*WORK REQUIRED*. Return the listing below exactly, with the pictures dropped.
## begin DATA IN THIS EXERCISE
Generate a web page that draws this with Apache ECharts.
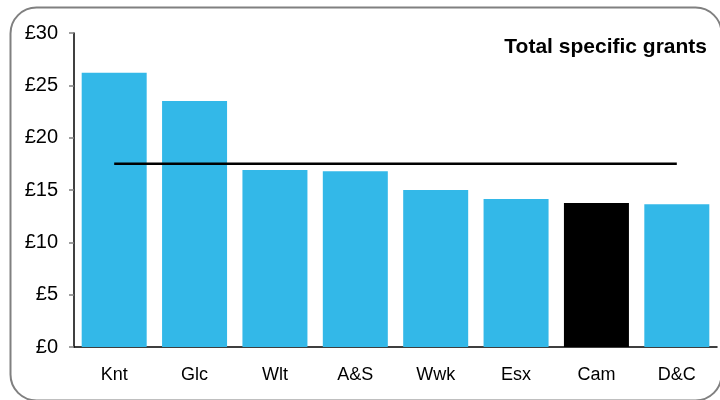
<!DOCTYPE html>
<html><head><meta charset="utf-8">
<script src="https://cdn.jsdelivr.net/npm/echarts@6/dist/echarts.min.js"></script>
<style>html,body{margin:0;padding:0;background:#fff}#c{width:720px;height:400px}</style>
</head><body><div id="c"></div>
<script>
var categories = ["Knt","Glc","Wlt","A&S","Wwk","Esx","Cam","D&C"];
var grants = [26.2, 23.5, 16.9, 16.8, 15.0, 14.15, 13.75, 13.65];
var averageValue = 17.5;
var highlightCategory = "Cam";
var yTicks = [0, 5, 10, 15, 20, 25, 30];

var chart = echarts.init(document.getElementById('c'), null, {renderer:'canvas'});
var barData = grants.map(function(v, i){
  return {value: v, itemStyle: {color: categories[i] === highlightCategory ? '#000000' : '#33b8e8'}};
});
var avgData = categories.map(function(){ return averageValue; });
chart.setOption({
  animation: false,
  backgroundColor: '#ffffff',
  graphic: [{
    type: 'rect', left: 8, top: 5,
    shape: {x: 0, y: 0, width: 711, height: 393, r: 26},
    style: {fill: 'none', stroke: '#808080', lineWidth: 2}, z: 100
  }],
  title: {
    text: 'Total specific grants', right: 8, top: 32,
    textStyle: {fontFamily: 'Liberation Sans, Arial', fontWeight: 'bold', fontSize: 21, color: '#000'}
  },
  grid: {left: 74, right: 3, top: 33, bottom: 53},
  xAxis: {
    type: 'category', data: categories,
    axisLine: {lineStyle: {color: '#000', width: 1.5}},
    axisTick: {show: false},
    axisLabel: {fontFamily: 'Liberation Sans, Arial', fontSize: 18, color: '#000', margin: 19}
  },
  yAxis: {
    type: 'value', min: yTicks[0], max: yTicks[yTicks.length-1], interval: 5,
    axisLine: {show: true, lineStyle: {color: '#000', width: 1.5}},
    axisTick: {show: true, length: 5, lineStyle: {color: '#808080', width: 1.5}},
    splitLine: {show: false},
    axisLabel: {fontFamily: 'Liberation Sans, Arial', fontSize: 20, color: '#000', margin: 16,
      formatter: function(v){ return '£' + v; }}
  },
  series: [
    {type: 'bar', data: barData, barWidth: 65},
    {type: 'line', data: avgData, symbol: 'none',
     lineStyle: {color: '#000', width: 2.5}, z: 5}
  ]
});
</script></body></html>
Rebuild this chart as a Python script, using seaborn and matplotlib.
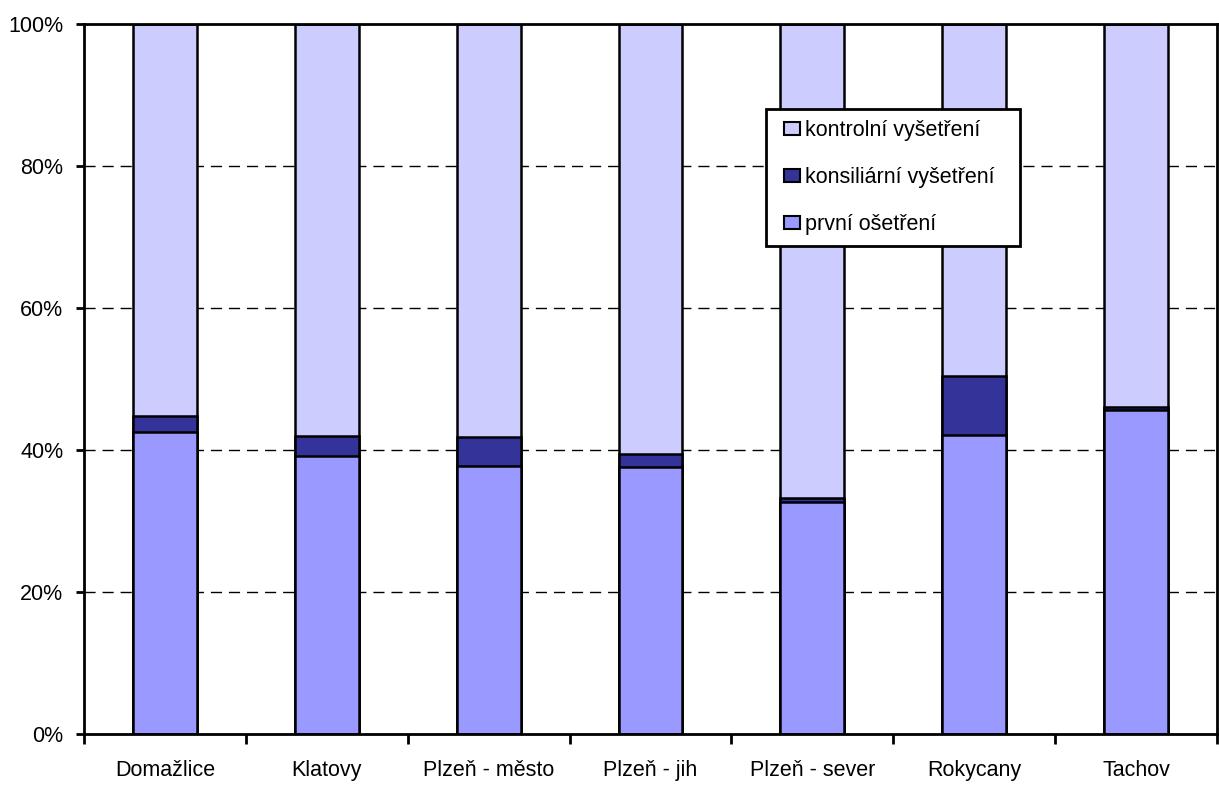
import matplotlib
matplotlib.use("Agg")
import matplotlib.pyplot as plt
from matplotlib.patches import Patch, Rectangle
from matplotlib.legend_handler import HandlerPatch
import seaborn as sns
import pandas as pd
import numpy as np

categories = ["Domažlice", "Klatovy", "Plzeň - město", "Plzeň - jih", "Plzeň - sever", "Rokycany", "Tachov"]
prvni = [42.6, 39.2, 37.8, 37.6, 32.7, 42.1, 45.7]
konsiliarni = [2.2, 2.8, 4.1, 1.9, 0.5, 8.3, 0.4]
kontrolni = [100 - p - k for p, k in zip(prvni, konsiliarni)]
series_names = ["kontrolní vyšetření", "konsiliární vyšetření", "první ošetření"]
colors = ["#CCCCFF", "#333399", "#9999FF"]
yticks = [0, 20, 40, 60, 80, 100]
ytick_labels = ["0%", "20%", "40%", "60%", "80%", "100%"]

sns.set_theme(style="white")
plt.rcParams["font.family"] = ["Liberation Sans", "DejaVu Sans"]
plt.rcParams["text.color"] = "black"

FS = 15.5

fig = plt.figure(figsize=(12.19, 7.87), dpi=100)
ax = fig.add_axes([84 / 1219, 53 / 787, 1133 / 1219, 710 / 787])

df = pd.DataFrame({"cat": categories, "prvni": prvni, "kons": konsiliarni, "kontr": kontrolni})
df["top1"] = df["prvni"]
df["top2"] = df["prvni"] + df["kons"]
df["top3"] = df["top2"] + df["kontr"]

for col, color in [("top3", colors[0]), ("top2", colors[1]), ("top1", colors[2])]:
    sns.barplot(data=df, x="cat", y=col, color=color, width=0.395, ax=ax,
                edgecolor="black", linewidth=1.8, saturation=1, zorder=3)

ax.set_xlim(-0.5, len(categories) - 0.5)
ax.set_ylim(0, 100)
ax.set_yticks(yticks)
ax.set_yticklabels(ytick_labels)
ax.set_xlabel("")
ax.set_ylabel("")

for y in yticks[1:-1]:
    ax.axhline(y, color="black", linestyle=(0, (8, 5)), linewidth=1, zorder=1)

for s in ax.spines.values():
    s.set_color("black")
    s.set_linewidth(2)
    s.set_zorder(4)

ax.set_xticks(np.arange(len(categories)))
ax.set_xticklabels(categories)
ax.tick_params(axis="x", which="major", length=0, pad=19, labelsize=FS, labelcolor="black")
ax.set_xticks(np.arange(-0.5, len(categories), 1), minor=True)
ax.tick_params(axis="x", which="minor", length=7, width=2, color="black", direction="out", bottom=True)
ax.tick_params(axis="y", length=6, width=2, color="black", direction="out", left=True,
               labelsize=FS, pad=9, labelcolor="black")


def square_handle(legend, orig_handle, xdescent, ydescent, width, height, fontsize):
    w, h = 11.5, 9.4
    return Rectangle((-xdescent + width - w, -ydescent + (height - h) / 2), w, h)


handles = [Patch(facecolor=c, edgecolor="black", linewidth=1.5, label=n) for n, c in zip(series_names, colors)]
leg = ax.legend(handles=handles, loc="upper left", bbox_to_anchor=(0.602, 0.8805, 254 / 1133, 0.0),
                mode="expand", frameon=True, fancybox=False, edgecolor="black", facecolor="white",
                framealpha=1, fontsize=FS, handlelength=1.05, handleheight=0.62, handletextpad=0.25,
                labelspacing=1.2, borderpad=0.52, borderaxespad=0,
                handler_map={Patch: HandlerPatch(patch_func=square_handle)})
leg.get_frame().set_linewidth(2)
leg.set_zorder(5)
for t in leg.get_texts():
    t.set_color("black")

fig.savefig("out.png", dpi=100)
## end DATA IN THIS EXERCISE
*SOLUTION BELOW*.
Generate a web page that draws this with Apache ECharts.
<!DOCTYPE html>
<html><head><meta charset="utf-8">
<script src="https://cdn.jsdelivr.net/npm/echarts@6/dist/echarts.min.js"></script>
<style>html,body{margin:0;padding:0;background:#fff}#c{width:720px;height:400px}</style>
</head><body><div id="c"></div>
<script>
var categories = ["Knt","Glc","Wlt","A&S","Wwk","Esx","Cam","D&C"];
var grants = [26.2, 23.5, 16.9, 16.8, 15.0, 14.15, 13.75, 13.65];
var averageValue = 17.5;
var highlightCategory = "Cam";
var yTicks = [0, 5, 10, 15, 20, 25, 30];

var chart = echarts.init(document.getElementById('c'), null, {renderer:'canvas'});
var barData = grants.map(function(v, i){
  return {value: v, itemStyle: {color: categories[i] === highlightCategory ? '#000000' : '#33b8e8'}};
});
var avgData = categories.map(function(){ return averageValue; });
chart.setOption({
  animation: false,
  backgroundColor: '#ffffff',
  graphic: [{
    type: 'rect', left: 8, top: 5,
    shape: {x: 0, y: 0, width: 711, height: 393, r: 26},
    style: {fill: 'none', stroke: '#808080', lineWidth: 2}, z: 100
  }],
  title: {
    text: 'Total specific grants', right: 8, top: 32,
    textStyle: {fontFamily: 'Liberation Sans, Arial', fontWeight: 'bold', fontSize: 21, color: '#000'}
  },
  grid: {left: 74, right: 3, top: 33, bottom: 53},
  xAxis: {
    type: 'category', data: categories,
    axisLine: {lineStyle: {color: '#000', width: 1.5}},
    axisTick: {show: false},
    axisLabel: {fontFamily: 'Liberation Sans, Arial', fontSize: 18, color: '#000', margin: 19}
  },
  yAxis: {
    type: 'value', min: yTicks[0], max: yTicks[yTicks.length-1], interval: 5,
    axisLine: {show: true, lineStyle: {color: '#000', width: 1.5}},
    axisTick: {show: true, length: 5, lineStyle: {color: '#808080', width: 1.5}},
    splitLine: {show: false},
    axisLabel: {fontFamily: 'Liberation Sans, Arial', fontSize: 20, color: '#000', margin: 16,
      formatter: function(v){ return '£' + v; }}
  },
  series: [
    {type: 'bar', data: barData, barWidth: 65},
    {type: 'line', data: avgData, symbol: 'none',
     lineStyle: {color: '#000', width: 2.5}, z: 5}
  ]
});
</script></body></html>
Rebuild this chart as a Python script, using seaborn and matplotlib.
import matplotlib
matplotlib.use("Agg")
import matplotlib.pyplot as plt
from matplotlib.patches import Patch, Rectangle
from matplotlib.legend_handler import HandlerPatch
import seaborn as sns
import pandas as pd
import numpy as np

categories = ["Domažlice", "Klatovy", "Plzeň - město", "Plzeň - jih", "Plzeň - sever", "Rokycany", "Tachov"]
prvni = [42.6, 39.2, 37.8, 37.6, 32.7, 42.1, 45.7]
konsiliarni = [2.2, 2.8, 4.1, 1.9, 0.5, 8.3, 0.4]
kontrolni = [100 - p - k for p, k in zip(prvni, konsiliarni)]
series_names = ["kontrolní vyšetření", "konsiliární vyšetření", "první ošetření"]
colors = ["#CCCCFF", "#333399", "#9999FF"]
yticks = [0, 20, 40, 60, 80, 100]
ytick_labels = ["0%", "20%", "40%", "60%", "80%", "100%"]

sns.set_theme(style="white")
plt.rcParams["font.family"] = ["Liberation Sans", "DejaVu Sans"]
plt.rcParams["text.color"] = "black"

FS = 15.5

fig = plt.figure(figsize=(12.19, 7.87), dpi=100)
ax = fig.add_axes([84 / 1219, 53 / 787, 1133 / 1219, 710 / 787])

df = pd.DataFrame({"cat": categories, "prvni": prvni, "kons": konsiliarni, "kontr": kontrolni})
df["top1"] = df["prvni"]
df["top2"] = df["prvni"] + df["kons"]
df["top3"] = df["top2"] + df["kontr"]

for col, color in [("top3", colors[0]), ("top2", colors[1]), ("top1", colors[2])]:
    sns.barplot(data=df, x="cat", y=col, color=color, width=0.395, ax=ax,
                edgecolor="black", linewidth=1.8, saturation=1, zorder=3)

ax.set_xlim(-0.5, len(categories) - 0.5)
ax.set_ylim(0, 100)
ax.set_yticks(yticks)
ax.set_yticklabels(ytick_labels)
ax.set_xlabel("")
ax.set_ylabel("")

for y in yticks[1:-1]:
    ax.axhline(y, color="black", linestyle=(0, (8, 5)), linewidth=1, zorder=1)

for s in ax.spines.values():
    s.set_color("black")
    s.set_linewidth(2)
    s.set_zorder(4)

ax.set_xticks(np.arange(len(categories)))
ax.set_xticklabels(categories)
ax.tick_params(axis="x", which="major", length=0, pad=19, labelsize=FS, labelcolor="black")
ax.set_xticks(np.arange(-0.5, len(categories), 1), minor=True)
ax.tick_params(axis="x", which="minor", length=7, width=2, color="black", direction="out", bottom=True)
ax.tick_params(axis="y", length=6, width=2, color="black", direction="out", left=True,
               labelsize=FS, pad=9, labelcolor="black")


def square_handle(legend, orig_handle, xdescent, ydescent, width, height, fontsize):
    w, h = 11.5, 9.4
    return Rectangle((-xdescent + width - w, -ydescent + (height - h) / 2), w, h)


handles = [Patch(facecolor=c, edgecolor="black", linewidth=1.5, label=n) for n, c in zip(series_names, colors)]
leg = ax.legend(handles=handles, loc="upper left", bbox_to_anchor=(0.602, 0.8805, 254 / 1133, 0.0),
                mode="expand", frameon=True, fancybox=False, edgecolor="black", facecolor="white",
                framealpha=1, fontsize=FS, handlelength=1.05, handleheight=0.62, handletextpad=0.25,
                labelspacing=1.2, borderpad=0.52, borderaxespad=0,
                handler_map={Patch: HandlerPatch(patch_func=square_handle)})
leg.get_frame().set_linewidth(2)
leg.set_zorder(5)
for t in leg.get_texts():
    t.set_color("black")

fig.savefig("out.png", dpi=100)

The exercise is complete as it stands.